Seagate's Re says that HAMR heads integrated in systems consume under 200mW power while writing - a tiny percentage of the total 8W power a drive uses during random write, and easily maintaining a total power consumption equivalent to standard drives. Thus, no increase in drive temperature occurs. "Of course, in a HAMR drive, the media is heated by the laser diode during the write process - but each bit is heated and cools down in a nanosecond, so the HAMR laser has no impact at all on drive temperature or the temperature, stability, or reliability of the media overall," Re added.
HAMR is also the next technology to increase data density on the roadmap that's been defined by the major storage technology providers, as part of the Advanced Storage Technology Consortium (ASTC), representing the industry consensus.
"Seagate has already demonstrated working HAMR drives surpassing 2 Tbpsi using the ASTC criteria, achieving a capacity using pre-production technology that exceeds the limits of CoPt media for bit cell thermal stability," Dr. Mark Re added.
HAMR is on track to deliver 20TB+ drives by 2019, and to continue thereafter with a forecasted 30 percent CAGR (compound annual growth rate) in data density to achieve 40TB or higher by 2023.

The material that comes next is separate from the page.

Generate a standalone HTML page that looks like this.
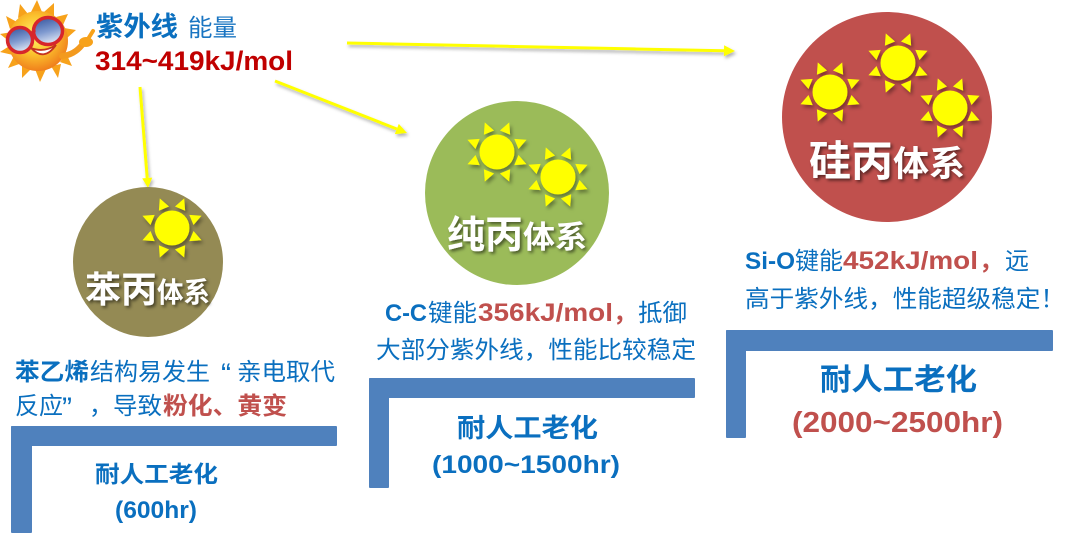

Earlier this month, Seagate's rival Western Digital demonstrated the world's first microwave-assisted magnetic recording (MAMR) HDD. Contrary to Seagate, Western Digital believes that HAMR drives will not be commercially viable in the near term, although said it would continue to make "appropriate investments in the technology." At the same time, WD says that MAMR is more cost-effective, and more reliable solution for future HDDs.